Ordinary Grace: A Novel - William Kent Krueger I tell you, I am a sucker for these loss-of-innocence sorts of coming-of-age stories. A kid in another time goes through a traumatic event that forces him or her to grow up way too fast, and I just melt all over the page. I dunno why, I guess it's just so ripe for emotional honesty and heart string-tugging.

So that's what drew me to this book, set in small-town Minnesota during the summer of 1961. Twelve year-old Frank is the son of a Methodist minister in the town, along with his stuttering younger brother Jake and older sister Ariel. It's a troubling summer for the town, as the book opens with the death of an young boy hit and killed by a train. There are some questions about the accident-or-not nature of the incident and curiosity drives Frank to walk out to the trestle where the boy was killed. There he spots a Native American man hovering over the body of a dead itinerant. Then more deaths follow, and Frank's family must face larger questions about their faith.

I liked this book enough to keep turning the pages, to want to find out the answer to the mystery at the center. Yet, there were several aspects of the book that made me crinkle my nose in confusion and frustration.

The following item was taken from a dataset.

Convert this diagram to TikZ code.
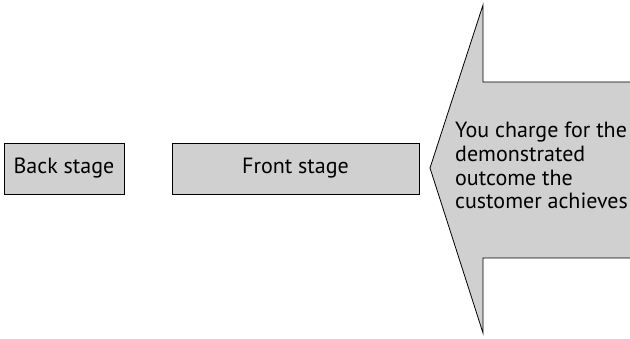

I liked Krueger's ability to set a scene, to describe the time and place in which the story took place. However I often found the structure problematic, particularly Krueger's exposition. It could be clunky and over-dramatic, making sweeping declarations about big events fifty to a hundred pages before they happened. However, the main thing that irked me is actually best described by our narrator, Frank:
In so much of what had occurred I'd been informed only because of artfulness, because of heating grates and furnace ducts and my own willingness and ability to be a shadow against a wall or a fly hovering beyond a screen
A lot of the twists and turns in the plot are revealed to us by Frank's tendency to eavesdrop on his father's conversations with the sheriff. That strikes me as a lazy form of storytelling. Once or twice might have been okay, but then it just kept happening and it began to feel as though Krueger simply had no other way to reconcile the need to reveal police activity with the adolescent narrator who shouldn't be privy to these types of conversations.

My other concern is the many events happen in this book that either do little to advance the actual plot or provide legitimate character development (such as when Frank's father pays a visit to a woman whose husband is physically abusive) or do little more than to serve as a diversion from the real answer to the mystery (obviously, this is a pretty spoiler-ific area but: the death of Bobby Cole and the itinerant never amount to anything but to cast suspicion on an innocent man, and subsequent character deaths and a suicide attempt do nothing but add to the death toll).

Still, I wanted to know what happened and Krueger did throw his readers some surprising curveballs. I liked Frank and Jake and I was intrigued by Krueger's exploration of what it means to hold onto or give up on your faith in difficult times. There were times when I expected that I'd give this book a higher rating, but I ultimately found that it sat somewhere in the middle.